**Goal**:
Copy out every line in the entries below that includes "standalone".

[start]

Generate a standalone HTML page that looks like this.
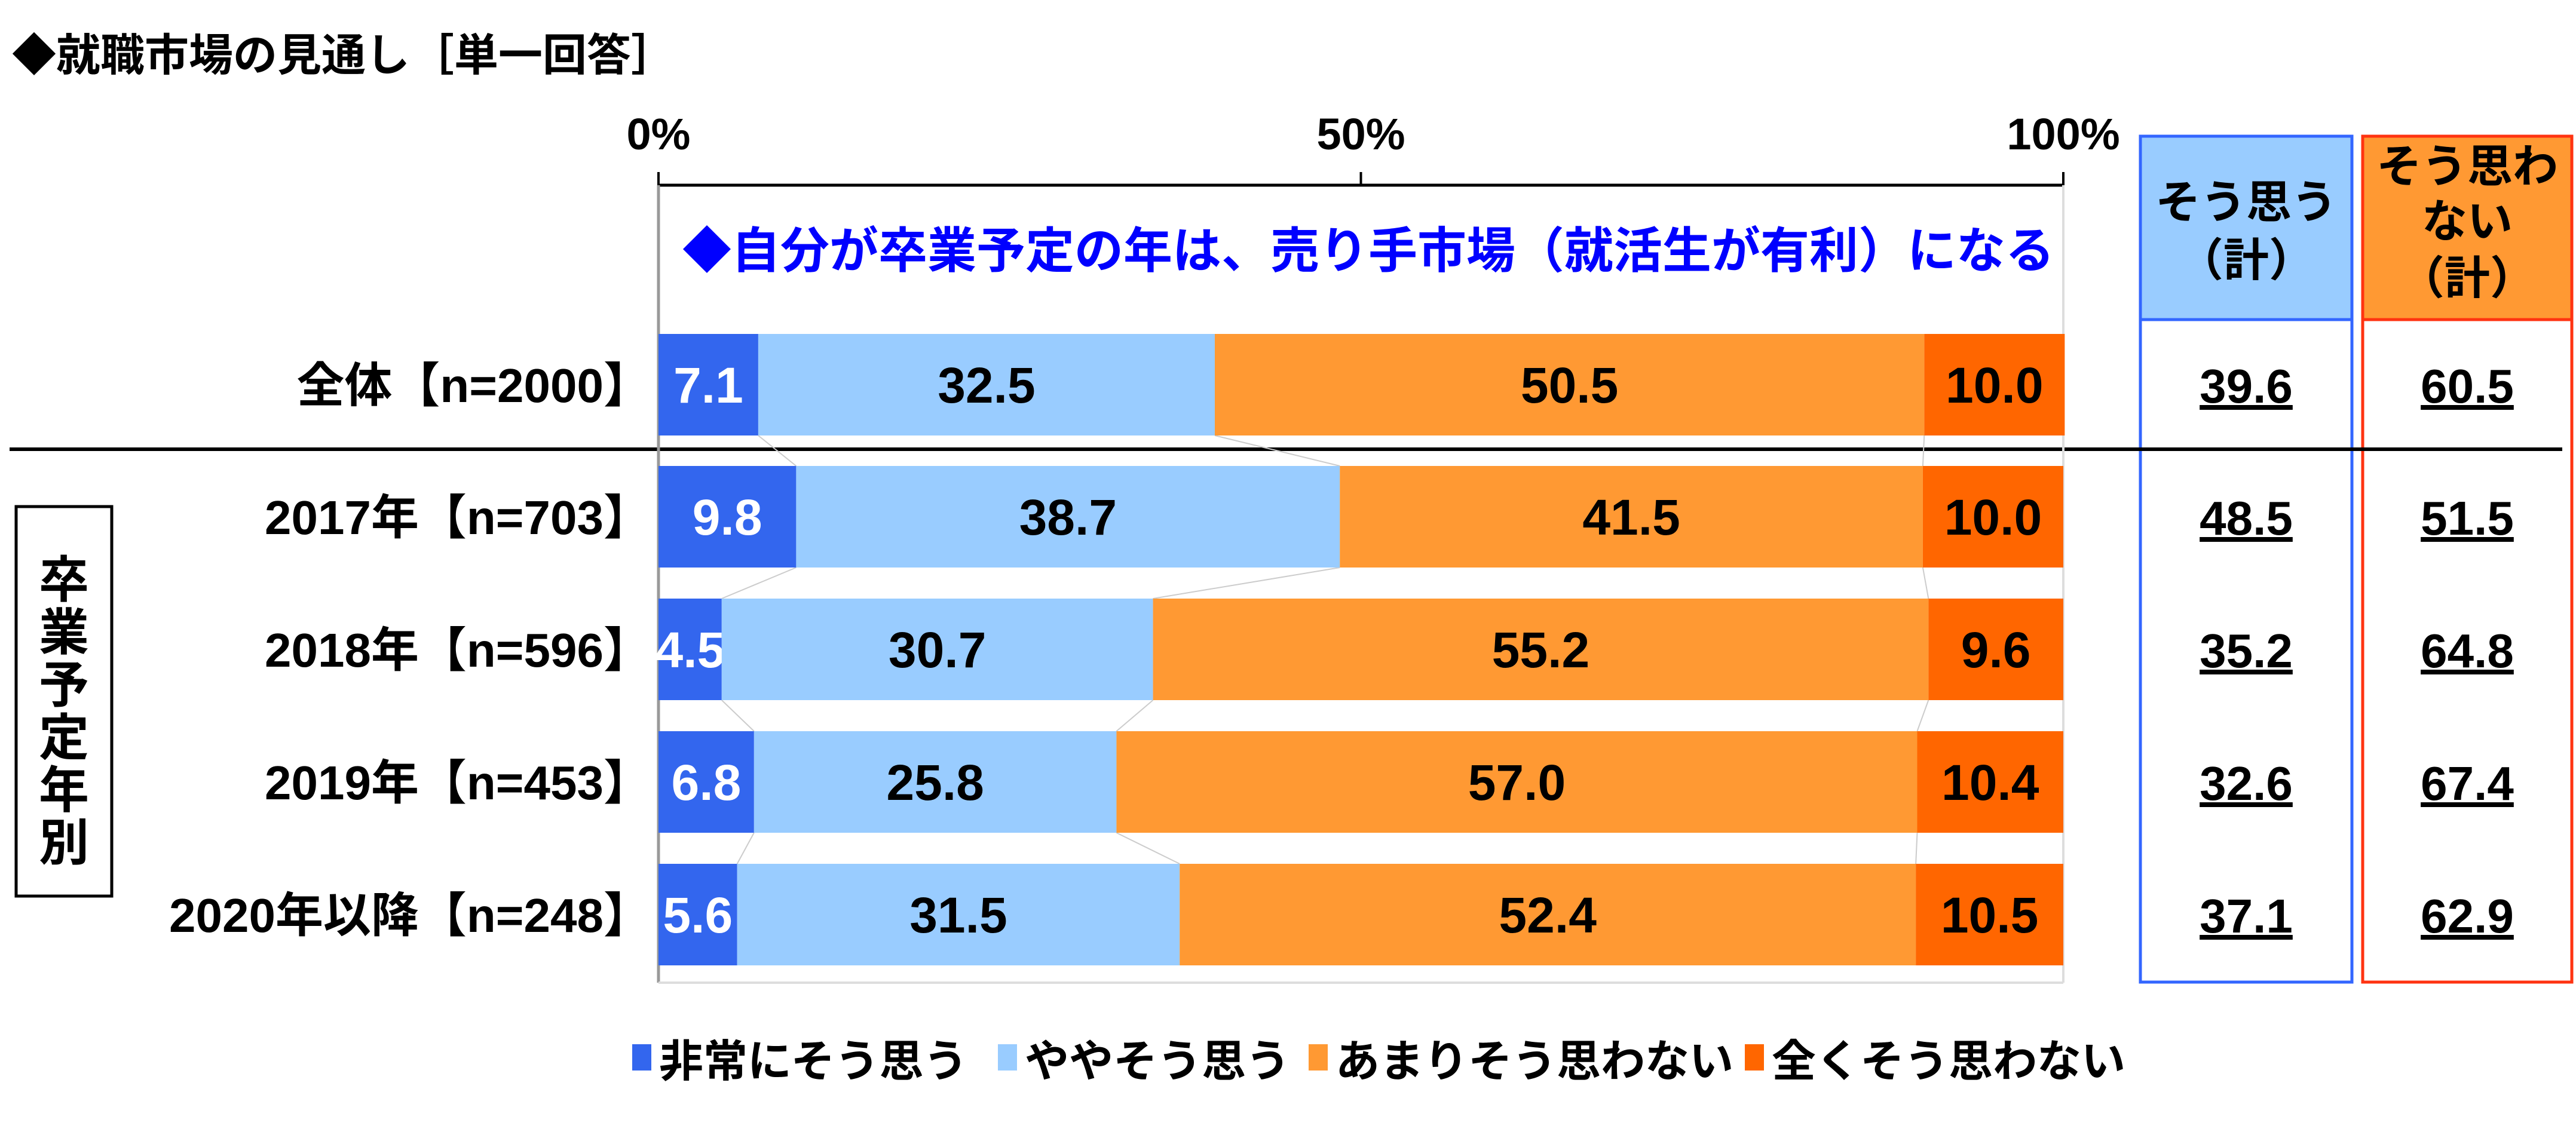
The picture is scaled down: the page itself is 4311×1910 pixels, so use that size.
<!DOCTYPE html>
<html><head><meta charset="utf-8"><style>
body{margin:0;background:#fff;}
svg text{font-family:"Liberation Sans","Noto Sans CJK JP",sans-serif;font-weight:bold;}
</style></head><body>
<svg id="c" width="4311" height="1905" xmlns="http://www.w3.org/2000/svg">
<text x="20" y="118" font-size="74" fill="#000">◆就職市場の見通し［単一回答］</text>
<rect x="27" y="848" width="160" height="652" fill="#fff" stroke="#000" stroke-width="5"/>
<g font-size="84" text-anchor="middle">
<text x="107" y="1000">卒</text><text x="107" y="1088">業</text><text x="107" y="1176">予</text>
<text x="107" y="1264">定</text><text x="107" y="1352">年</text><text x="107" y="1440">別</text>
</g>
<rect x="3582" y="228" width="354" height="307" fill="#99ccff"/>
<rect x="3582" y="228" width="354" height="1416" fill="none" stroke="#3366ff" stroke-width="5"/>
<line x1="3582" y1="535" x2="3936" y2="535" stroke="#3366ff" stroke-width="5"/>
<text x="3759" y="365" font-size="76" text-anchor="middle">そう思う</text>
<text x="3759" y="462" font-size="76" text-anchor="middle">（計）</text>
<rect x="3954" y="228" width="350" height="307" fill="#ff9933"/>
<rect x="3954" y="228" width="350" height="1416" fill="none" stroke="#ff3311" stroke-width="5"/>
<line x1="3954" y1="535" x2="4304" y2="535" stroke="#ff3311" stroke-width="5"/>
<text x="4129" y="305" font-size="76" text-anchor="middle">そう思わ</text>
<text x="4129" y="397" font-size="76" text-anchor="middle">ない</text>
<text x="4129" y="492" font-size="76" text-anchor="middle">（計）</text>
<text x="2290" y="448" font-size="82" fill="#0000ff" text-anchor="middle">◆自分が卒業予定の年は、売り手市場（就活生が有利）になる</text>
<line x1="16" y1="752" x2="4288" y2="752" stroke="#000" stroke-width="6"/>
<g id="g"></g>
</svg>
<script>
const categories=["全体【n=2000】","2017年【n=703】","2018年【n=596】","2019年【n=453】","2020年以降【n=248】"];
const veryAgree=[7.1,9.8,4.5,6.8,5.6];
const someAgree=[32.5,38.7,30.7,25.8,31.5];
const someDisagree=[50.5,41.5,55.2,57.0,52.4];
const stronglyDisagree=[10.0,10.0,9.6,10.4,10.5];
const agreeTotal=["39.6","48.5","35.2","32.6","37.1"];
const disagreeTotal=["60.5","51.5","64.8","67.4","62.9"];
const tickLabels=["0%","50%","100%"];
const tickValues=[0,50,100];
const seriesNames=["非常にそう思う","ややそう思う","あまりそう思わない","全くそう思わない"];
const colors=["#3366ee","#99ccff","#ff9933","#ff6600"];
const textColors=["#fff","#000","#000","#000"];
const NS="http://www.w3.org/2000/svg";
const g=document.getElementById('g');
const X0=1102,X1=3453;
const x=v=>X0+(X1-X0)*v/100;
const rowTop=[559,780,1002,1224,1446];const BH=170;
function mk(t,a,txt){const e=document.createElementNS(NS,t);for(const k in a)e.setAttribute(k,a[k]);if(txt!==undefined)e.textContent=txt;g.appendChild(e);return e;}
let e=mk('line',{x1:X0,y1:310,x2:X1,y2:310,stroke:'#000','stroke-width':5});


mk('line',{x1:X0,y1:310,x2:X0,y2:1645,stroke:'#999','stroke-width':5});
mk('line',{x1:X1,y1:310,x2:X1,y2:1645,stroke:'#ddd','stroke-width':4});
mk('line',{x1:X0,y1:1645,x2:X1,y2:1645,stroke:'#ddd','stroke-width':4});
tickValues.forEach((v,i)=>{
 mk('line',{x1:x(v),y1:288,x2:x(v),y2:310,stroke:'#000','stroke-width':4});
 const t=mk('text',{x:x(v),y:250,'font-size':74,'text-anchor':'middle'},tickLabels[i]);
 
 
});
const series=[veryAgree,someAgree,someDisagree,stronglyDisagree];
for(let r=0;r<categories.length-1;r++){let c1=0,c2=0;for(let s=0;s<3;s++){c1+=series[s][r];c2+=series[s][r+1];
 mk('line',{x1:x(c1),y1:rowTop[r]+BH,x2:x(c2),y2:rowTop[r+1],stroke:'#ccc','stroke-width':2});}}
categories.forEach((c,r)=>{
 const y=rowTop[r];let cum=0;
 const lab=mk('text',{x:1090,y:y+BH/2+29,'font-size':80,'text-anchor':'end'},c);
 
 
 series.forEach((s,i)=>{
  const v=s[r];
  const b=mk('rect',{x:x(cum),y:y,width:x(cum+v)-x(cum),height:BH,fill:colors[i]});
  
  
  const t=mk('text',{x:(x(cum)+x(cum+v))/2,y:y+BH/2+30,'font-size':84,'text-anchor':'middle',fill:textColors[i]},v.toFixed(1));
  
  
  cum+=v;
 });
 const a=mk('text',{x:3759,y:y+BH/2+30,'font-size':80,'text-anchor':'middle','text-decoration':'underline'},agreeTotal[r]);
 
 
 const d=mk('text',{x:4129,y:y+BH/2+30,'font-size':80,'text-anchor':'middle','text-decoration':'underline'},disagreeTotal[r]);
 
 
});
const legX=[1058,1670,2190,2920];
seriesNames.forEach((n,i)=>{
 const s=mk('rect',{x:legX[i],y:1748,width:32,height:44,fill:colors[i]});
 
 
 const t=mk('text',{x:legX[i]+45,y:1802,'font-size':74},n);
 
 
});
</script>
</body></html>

[end]
[start]

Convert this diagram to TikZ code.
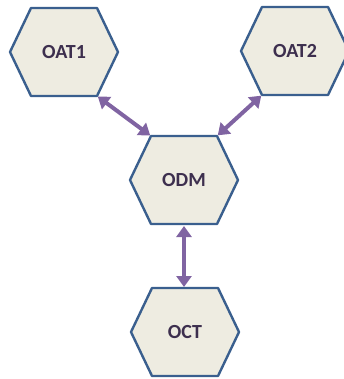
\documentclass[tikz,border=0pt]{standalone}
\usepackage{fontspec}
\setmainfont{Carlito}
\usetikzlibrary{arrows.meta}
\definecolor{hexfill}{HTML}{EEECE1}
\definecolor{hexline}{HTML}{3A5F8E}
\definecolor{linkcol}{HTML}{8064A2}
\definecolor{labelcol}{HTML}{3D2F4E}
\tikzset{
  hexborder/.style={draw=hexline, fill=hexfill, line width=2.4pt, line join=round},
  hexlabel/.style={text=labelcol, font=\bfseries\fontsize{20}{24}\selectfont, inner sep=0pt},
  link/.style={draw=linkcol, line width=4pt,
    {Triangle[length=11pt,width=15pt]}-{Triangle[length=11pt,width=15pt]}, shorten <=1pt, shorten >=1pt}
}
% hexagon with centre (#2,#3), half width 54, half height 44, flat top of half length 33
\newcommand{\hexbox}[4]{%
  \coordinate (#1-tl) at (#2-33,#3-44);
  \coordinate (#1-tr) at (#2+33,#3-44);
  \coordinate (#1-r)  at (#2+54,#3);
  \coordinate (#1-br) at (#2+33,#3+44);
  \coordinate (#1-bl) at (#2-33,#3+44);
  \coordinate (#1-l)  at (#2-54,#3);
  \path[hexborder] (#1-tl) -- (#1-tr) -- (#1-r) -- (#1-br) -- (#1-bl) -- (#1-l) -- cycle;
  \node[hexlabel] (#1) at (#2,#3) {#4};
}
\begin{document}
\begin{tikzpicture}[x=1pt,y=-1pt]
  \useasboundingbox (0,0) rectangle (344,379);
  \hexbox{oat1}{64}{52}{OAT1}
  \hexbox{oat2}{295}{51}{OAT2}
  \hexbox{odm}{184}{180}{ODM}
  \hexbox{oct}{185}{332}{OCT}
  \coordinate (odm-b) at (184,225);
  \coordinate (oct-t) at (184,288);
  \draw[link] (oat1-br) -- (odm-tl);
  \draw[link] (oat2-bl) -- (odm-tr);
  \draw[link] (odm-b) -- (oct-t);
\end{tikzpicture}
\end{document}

[end]

**Written solution**:
Generate a standalone HTML page that looks like this.
\documentclass[tikz,border=0pt]{standalone}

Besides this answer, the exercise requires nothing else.